United Church of Christ

Australia

There’s a good chance that as you read this, I will be on a plane headed to Australia. If not, there’s a good chance that I am actually in Australia.

Never been, but I am really looking forward to this trip. I travel a lot, and that can get a little wearying after a while – but this is a place I have always wanted to go.

I’ll build a little play time in while I’m there – but this is a business trip. Let me tell you about what I’m doing there and with whom I’m doing it.

The United Church of Christ, the United Church of Canada, the Uniting Church of Australia, and the United Reform Church of Great Britain have been working hard to build good relationships with each other.

I speak every month to the heads of those communions. We share each other’s joys and frustrations. We write about what excites us, what disappoints us, what challenges us, and what delights us. We hold each other in prayer.

Every two years, we promise to actually spend some time with each other. The last time we did this, we were hosted by Canada. This time, its Australia.

Over four days, we will pray and worship together. We will update each other on what is happening in our churches and what is happening in our world. We will ask the larger question we are all wrestling with: what is the role of the Church today.

When we get to that question, we will talk about climate change, refugee and immigrant justice, racism, homophobia and other critical justice issues. We will also talk about what our churches are doing to maintain spiritual health and wholeness. We will ask each other what our churches are doing to remain relevant and vital in a rapidly changing world and culture.

We will learn from one another.

We will laugh and maybe even cry with one another.

We will pray for one another.

We will leave with the relationships we have cultivated deepened by our shared stories, trust, and love.

I have come to deeply appreciate and care for these colleagues and their churches. And that – well, that is beautiful.

Too many times we hear about deep divisions that threaten to tear us apart. We can easily opt for the comfort of surrounding ourselves with the familiar and the similar. But these encounters with these world wide partners challenge us all to find common ground.

The work of the church has always been enhanced by walking across and around and over the obstacles that threaten to separate and divide us. We are all part of a uniting movement – denominations that practice the artful work of finding common ground in the presence of apparent divisions. We have all gone through the hard work of pulling together a coalition of the willing – denominations that previously existed apart from one another and have sought new unity for the sake of our faith.

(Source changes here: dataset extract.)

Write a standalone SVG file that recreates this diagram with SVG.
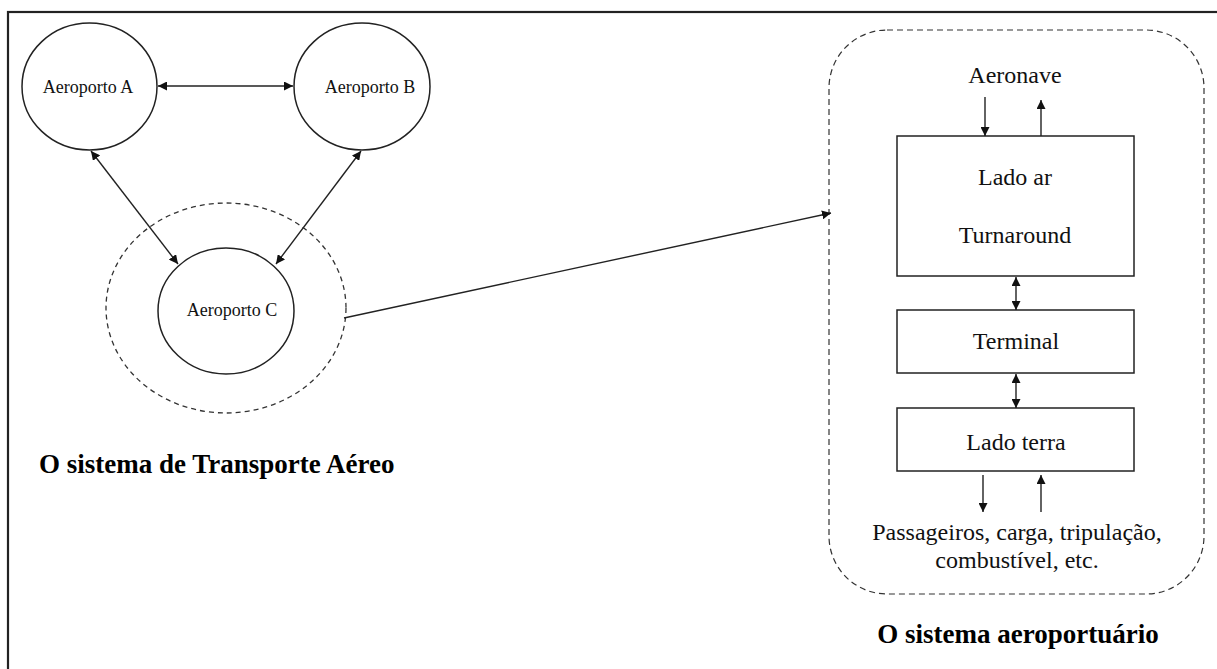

It is our hope and desire, our shared belief, that we all need more of that.

And so we travel great distances at no small cost of time and money and energy on our parts to be with each other, to hear each other, and to seek the common ground that will make us all better at what we do. And what we all do is seek the common good and the full embrace of God’s vision of Shalom.

I covet and invite your prayers. I also invite you to look across your walls of division and find a new partner, and not the obvious one. The truth is, we are all going to need each other on this, our journey Into the Mystic.